Posted on Posted in Apples, Farm Life

Our summer update in a nutshell: weeds, black raspberries, weeds, weeds, raspberries, weeds, weeds, weeds, apples!

It’s only July 26, but we already picked our first bunch of apples, the Pristine variety, which is an excellent-quality summer apple. Honestly, they’re so good that the rest of the summer apples will be destined for the cider press while we hold on the Pristines for fresh eating. I suppose it’s time to get rid of the apples left from 2015’s harvest that are still sitting in the cooler (seriously! Those Prairie Spy kept like champs).

Apples and plums
A ripe Pristine apple and in the background, just a few Mount Royal plums that escaped the May 15 freeze.

We’re on track for a summer with an above-average number of days at 90 or above, which our Minnesota-bred varieties don’t really care for. Last year, our Minnesota varieties tasted spectacular, probably because we had so few really, really hot days. We’ll see how they all turn out this year with more of those days. Regardless of the weather, they keep growing. The Zestar are huge right now and the Keepsake are tiny, but chugging along. The Haralson are starting to get red, and so are the SweeTango.

Zestar! apples, getting big but no sign of red yet.


Haralson apples, one of the first varieties to start turning red.

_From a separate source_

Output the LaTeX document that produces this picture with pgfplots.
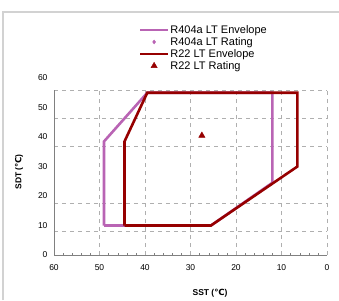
\documentclass[border=0pt]{standalone}
\usepackage{pgfplots}
\pgfplotsset{compat=1.18}
\usepackage{fontspec}
\setmainfont{Liberation Sans}
\newfontfamily\dejavu{DejaVu Sans}
\definecolor{pinkenv}{RGB}{185,100,180}
\definecolor{redenv}{RGB}{150,0,0}
\definecolor{gridgray}{RGB}{175,175,175}
\begin{document}
\begin{tikzpicture}
\path[use as bounding box] (0pt,0pt) rectangle (339pt,300pt);
\draw[gray!35, line width=1.2pt] (3pt,0pt) -- (3pt,288pt) -- (339pt,288pt);
\begin{axis}[at={(54pt,45pt)}, anchor=south west, scale only axis, width=273pt, height=177pt,
  xmin=0, xmax=60, ymin=0, ymax=60, x dir=reverse,
  axis line style={draw=none},
  xtick={0,10,...,60}, ytick={0,10,...,60},
  major tick length=0pt,
  minor x tick num=4, minor tick length=2pt,
  xtick pos=bottom, ytick pos=left,
  tick style={gray},
  tick label style={font=\fontsize{8.5}{10}\selectfont},
  xticklabel style={yshift=-6pt},
  yticklabel style={xshift=-3pt},
  /pgf/number format/assume math mode=true,
  clip=false,
  legend style={at={(0.31,1.305)}, anchor=north west, draw=none, fill=none,
    font=\fontsize{11}{12}\selectfont, row sep=0.5pt, inner sep=0pt,
    nodes={inner sep=1pt}},
  legend cell align=left,
]
\pgfplotsinvokeforeach{0,10,20,30,40,50}{
  \draw[gridgray, dash pattern=on 4pt off 4pt, line width=0.5pt] (axis cs:#1,0) -- (axis cs:#1,55.9);
}
\pgfplotsinvokeforeach{8.2,17.7,36.7,46.3,55.9}{
  \draw[gridgray, dash pattern=on 4pt off 4pt, line width=0.5pt] (axis cs:60,#1) -- (axis cs:0,#1);
}
\draw[gray, line width=0.6pt] (axis cs:60,55.9) -- (axis cs:60,0) -- (axis cs:0,0);

\addplot[pinkenv, line width=2.6pt, line join=miter,
  legend image code/.code={\draw[pinkenv, line width=2.6pt] (0pt,0pt) -- (28pt,0pt);}]
  coordinates {(49,10) (49,38.5) (39.5,55) (12,55) (12,24.5) (25.5,10) (49,10)};
\addlegendentry{R404a LT Envelope}
\addlegendimage{only marks, mark=diamond*, mark size=2pt, pinkenv,
  legend image code/.code={\draw[pinkenv, fill=pinkenv] plot[mark=diamond*, mark size=2pt] coordinates {(14pt,0pt)};}}
\addlegendentry{R404a LT Rating}
\addplot[redenv, line width=2.6pt, line join=miter,
  legend image code/.code={\draw[redenv, line width=2.6pt] (0pt,0pt) -- (28pt,0pt);}]
  coordinates {(44.5,10) (44.5,38.5) (39.5,55) (6.5,55) (6.5,30) (25.5,10) (44.5,10)};
\addlegendentry{R22 LT Envelope}
\addplot[only marks, mark=triangle*, mark size=3.6pt, redenv,
  legend image code/.code={\draw[redenv, fill=redenv] plot[mark=triangle*, mark size=3.6pt] coordinates {(14pt,0pt)};}]
  coordinates {(27.5,40.5)};
\addlegendentry{R22 LT Rating}
\end{axis}
\node[font=\fontsize{8.5}{10}\selectfont\bfseries] at (210pt,7pt) {SST ({\dejavu ℃})};
\node[font=\fontsize{8.5}{10}\selectfont\bfseries, rotate=90] at (19pt,128pt) {SDT ({\dejavu ℃})};
\end{tikzpicture}
\end{document}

We’ve been finishing the trellis installation and when folks visit in the fall, things will look significantly different than they did last year. Besides planting 430 more trees this spring, we’ll have installed the trellises for the apples we planted this year and last year. The new trees we’re planting can barely bear their own weight, much less the weight of an apple crop. The trees will grow to about ten feet tall, but have a branch diameter of only three to four feet. When they’re mature, they’ll look almost like a fruiting wall — or at least that’s the idea. In any case, these trees are trussed up to such an extent that come wind, rain, hail, or even heavy snow, they shouldn’t budge.

Rainbow over the pole shed
A double rainbow over the pole shed after one of those torrential downpours we’ve had this summer.

As for those weeds: we have a high school student working for us a bit this summer and she’s spent a good half of her working hours outside weeding. At the end of last week, she remarked that she understands why farmers use herbicides.

We spend a lot of time weeding.

Raspberries and tomatoes

Weeds are one of the biggest challenges for organic growers — which we are not — but we do what we can to¬†reduce our use of synthetic pesticides.

I’d better get going. I can hear the weeds growing in the berry patch.